Job —
Transcribe the material exactly. Images do not belong in the copy.
-- Available data start --
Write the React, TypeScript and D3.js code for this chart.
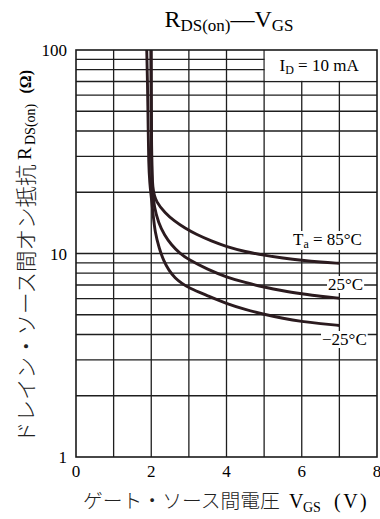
import React, { useEffect, useRef } from 'react';
import * as d3 from 'd3';

// gate-source voltage (V) and on-resistance (ohm)
const volt85 = [1.995, 2.0, 2.01, 2.03, 2.13, 2.37, 2.6, 2.9, 3.2, 3.6, 4.0, 4.5, 5.0, 5.5, 6.0, 6.5, 7.0];
const res85 = [100, 50, 30, 20.5, 17.9, 15.8, 14.5, 13.3, 12.4, 11.5, 10.8, 10.2, 9.8, 9.5, 9.25, 9.07, 8.95];

const volt25 = [1.995, 2.0, 2.01, 2.02, 2.08, 2.19, 2.35, 2.54, 2.75, 3.0, 3.5, 4.0, 4.5, 5.0, 5.5, 6.0, 6.5, 7.0];
const res25 = [100, 50, 30, 21, 16.8, 14.2, 12.3, 11.0, 10.05, 9.3, 8.35, 7.65, 7.2, 6.83, 6.55, 6.34, 6.15, 6.03];

const voltM25 = [1.88, 1.9, 1.92, 1.93, 1.96, 2.0, 2.05, 2.1, 2.21, 2.33, 2.47, 2.63, 2.82, 3.0, 3.5, 4.0, 4.5, 5.0, 5.5, 6.0, 6.5, 7.0];
const resM25 = [100, 70, 40, 28, 22, 19, 15.5, 12.7, 10.6, 9.2, 8.25, 7.58, 7.12, 6.77, 6.2, 5.66, 5.3, 5.02, 4.8, 4.63, 4.52, 4.43];

const xTicks = [0, 2, 4, 6, 8];
const yTicks = [1, 10, 100];
const seriesNames = ['85', '25', '-25'];

const serif = "'Liberation Serif', 'Times New Roman', serif";
const jp = "'Noto Sans CJK JP', sans-serif";

const App = () => {
  const ref = useRef<SVGSVGElement>(null);

  useEffect(() => {
    const svg = d3.select(ref.current);
    svg.selectAll('*').remove();

    const x = d3.scaleLinear().domain([0, 8]).range([76, 377]);
    const y = d3.scaleLog().domain([1, 100]).range([457, 50]);

    // grid
    const grid = svg.append('g').attr('stroke', '#1e1e1e').attr('stroke-width', 1.3);
    grid.selectAll('line.v')
      .data(d3.range(1, 8))
      .join('line')
      .attr('x1', d => x(d)).attr('x2', d => x(d))
      .attr('y1', y(100)).attr('y2', y(1));
    grid.selectAll('line.h')
      .data(y.ticks().filter(d => d > 1 && d < 100))
      .join('line')
      .attr('x1', x(0)).attr('x2', x(8))
      .attr('y1', d => y(d)).attr('y2', d => y(d));

    // blank box behind the I_D note
    svg.append('rect')
      .attr('x', x(5) + 0.7).attr('y', y(100))
      .attr('width', x(8) - x(5) - 0.7).attr('height', y(70) - y(100) - 0.7)
      .attr('fill', '#fff');

    // curves
    const line = d3.line<[number, number]>()
      .x(d => x(d[0]))
      .y(d => y(d[1]))
      .curve(d3.curveBasis);
    const series = [
      d3.zip(volt85, res85),
      d3.zip(volt25, res25),
      d3.zip(voltM25, resM25),
    ] as [number, number][][];
    svg.append('g')
      .selectAll('path')
      .data(series)
      .join('path')
      .attr('class', (_, i) => 'curve-' + seriesNames[i])
      .attr('d', d => line(d))
      .attr('fill', 'none')
      .attr('stroke', '#2b1b1f')
      .attr('stroke-width', 2.9);

    // frame
    svg.append('rect')
      .attr('x', x(0)).attr('y', y(100))
      .attr('width', x(8) - x(0)).attr('height', y(1) - y(100))
      .attr('fill', 'none').attr('stroke', '#1a1a1a').attr('stroke-width', 1.6);

    // tick labels
    svg.append('g')
      .selectAll('text')
      .data(xTicks)
      .join('text')
      .attr('x', d => x(d)).attr('y', 477)
      .attr('text-anchor', 'middle')
      .attr('font-family', serif).attr('font-size', 17)
      .text(d => d);
    svg.append('g')
      .selectAll('text')
      .data(yTicks)
      .join('text')
      .attr('x', 67).attr('y', d => y(d) + 6)
      .attr('text-anchor', 'end')
      .attr('font-family', serif).attr('font-size', 17)
      .text(d => d);

    // title
    const title = svg.append('text')
      .attr('x', 229).attr('y', 27)
      .attr('text-anchor', 'middle')
      .attr('font-family', serif).attr('font-size', 24);
    title.append('tspan').text('R');
    title.append('tspan').attr('font-size', 17).attr('dy', 4).text('DS(on)');
    title.append('tspan').attr('dy', -4).text('—V');
    title.append('tspan').attr('font-size', 17).attr('dy', 4).text('GS');

    // labels with white backing
    const withBg = (t: d3.Selection<SVGTextElement, unknown, null, undefined>) => {
      const b = (t.node() as SVGTextElement).getBBox();
      svg.insert('rect', () => t.node())
        .attr('x', b.x - 1).attr('y', b.y + 1)
        .attr('width', b.width + 2).attr('height', b.height - 2)
        .attr('fill', '#fff');
    };

    const id = svg.append('text')
      .attr('x', 279.5).attr('y', 70.5)
      .attr('font-family', serif).attr('font-size', 17);
    id.append('tspan').text('I');
    id.append('tspan').attr('font-size', 12).attr('dy', 3).text('D');
    id.append('tspan').attr('dy', -3).text(' = 10 mA');

    const ta = svg.append('text')
      .attr('x', 293).attr('y', 245)
      .attr('font-family', serif).attr('font-size', 17);
    ta.append('tspan').text('T');
    ta.append('tspan').attr('font-size', 12).attr('dy', 3).text('a');
    ta.append('tspan').attr('dy', -3).text(' = 85°C');
    withBg(ta);

    const t25 = svg.append('text')
      .attr('x', 328).attr('y', 290)
      .attr('font-family', serif).attr('font-size', 17)
      .text('25°C');
    withBg(t25);

    const tm25 = svg.append('text')
      .attr('x', 322).attr('y', 345)
      .attr('font-family', serif).attr('font-size', 17)
      .text('−25°C');
    withBg(tm25);

    // x axis title
    svg.append('text')
      .attr('x', 83).attr('y', 508)
      .attr('font-family', jp).attr('font-size', 19.8).attr('font-weight', 300)
      .attr('fill', '#222')
      .text('ゲート・ソース間電圧');
    svg.append('text')
      .attr('x', 289).attr('y', 508)
      .attr('font-family', serif).attr('font-size', 20)
      .text('V');
    svg.append('text')
      .attr('x', 303).attr('y', 512)
      .attr('font-family', serif).attr('font-size', 14)
      .text('GS');
    svg.append('text')
      .attr('x', 334).attr('y', 508)
      .attr('font-family', serif).attr('font-size', 20)
      .attr('letter-spacing', 2.5)
      .text('(V)');

    // y axis title (rotated)
    svg.append('text')
      .attr('transform', 'translate(34,443) rotate(-90)')
      .attr('font-family', jp).attr('font-size', 21.5).attr('font-weight', 300)
      .attr('fill', '#222')
      .text('ドレイン・ソース間オン抵抗');
    svg.append('text')
      .attr('transform', 'translate(30.5,160) rotate(-90)')
      .attr('font-family', serif).attr('font-size', 19)
      .text('R');
    svg.append('text')
      .attr('transform', 'translate(34.5,145) rotate(-90)')
      .attr('font-family', serif).attr('font-size', 14)
      .text('DS(on)');
    svg.append('text')
      .attr('transform', 'translate(31,70) rotate(-90)')
      .attr('text-anchor', 'end')
      .attr('font-family', serif).attr('font-size', 16).attr('font-weight', 'bold')
      .text('(Ω)');
  }, []);

  return (
    <svg
      ref={ref}
      width={380}
      height={519}
      style={{ position: 'absolute', left: 0, top: 0, background: '#fff' }}
    />
  );
};

export default App;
-- Available data end --
Output below —
Write the React, TypeScript and D3.js code for this chart.
import React, { useEffect, useRef } from 'react';
import * as d3 from 'd3';

// gate-source voltage (V) and on-resistance (ohm)
const volt85 = [1.995, 2.0, 2.01, 2.03, 2.13, 2.37, 2.6, 2.9, 3.2, 3.6, 4.0, 4.5, 5.0, 5.5, 6.0, 6.5, 7.0];
const res85 = [100, 50, 30, 20.5, 17.9, 15.8, 14.5, 13.3, 12.4, 11.5, 10.8, 10.2, 9.8, 9.5, 9.25, 9.07, 8.95];

const volt25 = [1.995, 2.0, 2.01, 2.02, 2.08, 2.19, 2.35, 2.54, 2.75, 3.0, 3.5, 4.0, 4.5, 5.0, 5.5, 6.0, 6.5, 7.0];
const res25 = [100, 50, 30, 21, 16.8, 14.2, 12.3, 11.0, 10.05, 9.3, 8.35, 7.65, 7.2, 6.83, 6.55, 6.34, 6.15, 6.03];

const voltM25 = [1.88, 1.9, 1.92, 1.93, 1.96, 2.0, 2.05, 2.1, 2.21, 2.33, 2.47, 2.63, 2.82, 3.0, 3.5, 4.0, 4.5, 5.0, 5.5, 6.0, 6.5, 7.0];
const resM25 = [100, 70, 40, 28, 22, 19, 15.5, 12.7, 10.6, 9.2, 8.25, 7.58, 7.12, 6.77, 6.2, 5.66, 5.3, 5.02, 4.8, 4.63, 4.52, 4.43];

const xTicks = [0, 2, 4, 6, 8];
const yTicks = [1, 10, 100];
const seriesNames = ['85', '25', '-25'];

const serif = "'Liberation Serif', 'Times New Roman', serif";
const jp = "'Noto Sans CJK JP', sans-serif";

const App = () => {
  const ref = useRef<SVGSVGElement>(null);

  useEffect(() => {
    const svg = d3.select(ref.current);
    svg.selectAll('*').remove();

    const x = d3.scaleLinear().domain([0, 8]).range([76, 377]);
    const y = d3.scaleLog().domain([1, 100]).range([457, 50]);

    // grid
    const grid = svg.append('g').attr('stroke', '#1e1e1e').attr('stroke-width', 1.3);
    grid.selectAll('line.v')
      .data(d3.range(1, 8))
      .join('line')
      .attr('x1', d => x(d)).attr('x2', d => x(d))
      .attr('y1', y(100)).attr('y2', y(1));
    grid.selectAll('line.h')
      .data(y.ticks().filter(d => d > 1 && d < 100))
      .join('line')
      .attr('x1', x(0)).attr('x2', x(8))
      .attr('y1', d => y(d)).attr('y2', d => y(d));

    // blank box behind the I_D note
    svg.append('rect')
      .attr('x', x(5) + 0.7).attr('y', y(100))
      .attr('width', x(8) - x(5) - 0.7).attr('height', y(70) - y(100) - 0.7)
      .attr('fill', '#fff');

    // curves
    const line = d3.line<[number, number]>()
      .x(d => x(d[0]))
      .y(d => y(d[1]))
      .curve(d3.curveBasis);
    const series = [
      d3.zip(volt85, res85),
      d3.zip(volt25, res25),
      d3.zip(voltM25, resM25),
    ] as [number, number][][];
    svg.append('g')
      .selectAll('path')
      .data(series)
      .join('path')
      .attr('class', (_, i) => 'curve-' + seriesNames[i])
      .attr('d', d => line(d))
      .attr('fill', 'none')
      .attr('stroke', '#2b1b1f')
      .attr('stroke-width', 2.9);

    // frame
    svg.append('rect')
      .attr('x', x(0)).attr('y', y(100))
      .attr('width', x(8) - x(0)).attr('height', y(1) - y(100))
      .attr('fill', 'none').attr('stroke', '#1a1a1a').attr('stroke-width', 1.6);

    // tick labels
    svg.append('g')
      .selectAll('text')
      .data(xTicks)
      .join('text')
      .attr('x', d => x(d)).attr('y', 477)
      .attr('text-anchor', 'middle')
      .attr('font-family', serif).attr('font-size', 17)
      .text(d => d);
    svg.append('g')
      .selectAll('text')
      .data(yTicks)
      .join('text')
      .attr('x', 67).attr('y', d => y(d) + 6)
      .attr('text-anchor', 'end')
      .attr('font-family', serif).attr('font-size', 17)
      .text(d => d);

    // title
    const title = svg.append('text')
      .attr('x', 229).attr('y', 27)
      .attr('text-anchor', 'middle')
      .attr('font-family', serif).attr('font-size', 24);
    title.append('tspan').text('R');
    title.append('tspan').attr('font-size', 17).attr('dy', 4).text('DS(on)');
    title.append('tspan').attr('dy', -4).text('—V');
    title.append('tspan').attr('font-size', 17).attr('dy', 4).text('GS');

    // labels with white backing
    const withBg = (t: d3.Selection<SVGTextElement, unknown, null, undefined>) => {
      const b = (t.node() as SVGTextElement).getBBox();
      svg.insert('rect', () => t.node())
        .attr('x', b.x - 1).attr('y', b.y + 1)
        .attr('width', b.width + 2).attr('height', b.height - 2)
        .attr('fill', '#fff');
    };

    const id = svg.append('text')
      .attr('x', 279.5).attr('y', 70.5)
      .attr('font-family', serif).attr('font-size', 17);
    id.append('tspan').text('I');
    id.append('tspan').attr('font-size', 12).attr('dy', 3).text('D');
    id.append('tspan').attr('dy', -3).text(' = 10 mA');

    const ta = svg.append('text')
      .attr('x', 293).attr('y', 245)
      .attr('font-family', serif).attr('font-size', 17);
    ta.append('tspan').text('T');
    ta.append('tspan').attr('font-size', 12).attr('dy', 3).text('a');
    ta.append('tspan').attr('dy', -3).text(' = 85°C');
    withBg(ta);

    const t25 = svg.append('text')
      .attr('x', 328).attr('y', 290)
      .attr('font-family', serif).attr('font-size', 17)
      .text('25°C');
    withBg(t25);

    const tm25 = svg.append('text')
      .attr('x', 322).attr('y', 345)
      .attr('font-family', serif).attr('font-size', 17)
      .text('−25°C');
    withBg(tm25);

    // x axis title
    svg.append('text')
      .attr('x', 83).attr('y', 508)
      .attr('font-family', jp).attr('font-size', 19.8).attr('font-weight', 300)
      .attr('fill', '#222')
      .text('ゲート・ソース間電圧');
    svg.append('text')
      .attr('x', 289).attr('y', 508)
      .attr('font-family', serif).attr('font-size', 20)
      .text('V');
    svg.append('text')
      .attr('x', 303).attr('y', 512)
      .attr('font-family', serif).attr('font-size', 14)
      .text('GS');
    svg.append('text')
      .attr('x', 334).attr('y', 508)
      .attr('font-family', serif).attr('font-size', 20)
      .attr('letter-spacing', 2.5)
      .text('(V)');

    // y axis title (rotated)
    svg.append('text')
      .attr('transform', 'translate(34,443) rotate(-90)')
      .attr('font-family', jp).attr('font-size', 21.5).attr('font-weight', 300)
      .attr('fill', '#222')
      .text('ドレイン・ソース間オン抵抗');
    svg.append('text')
      .attr('transform', 'translate(30.5,160) rotate(-90)')
      .attr('font-family', serif).attr('font-size', 19)
      .text('R');
    svg.append('text')
      .attr('transform', 'translate(34.5,145) rotate(-90)')
      .attr('font-family', serif).attr('font-size', 14)
      .text('DS(on)');
    svg.append('text')
      .attr('transform', 'translate(31,70) rotate(-90)')
      .attr('text-anchor', 'end')
      .attr('font-family', serif).attr('font-size', 16).attr('font-weight', 'bold')
      .text('(Ω)');
  }, []);

  return (
    <svg
      ref={ref}
      width={380}
      height={519}
      style={{ position: 'absolute', left: 0, top: 0, background: '#fff' }}
    />
  );
};

export default App;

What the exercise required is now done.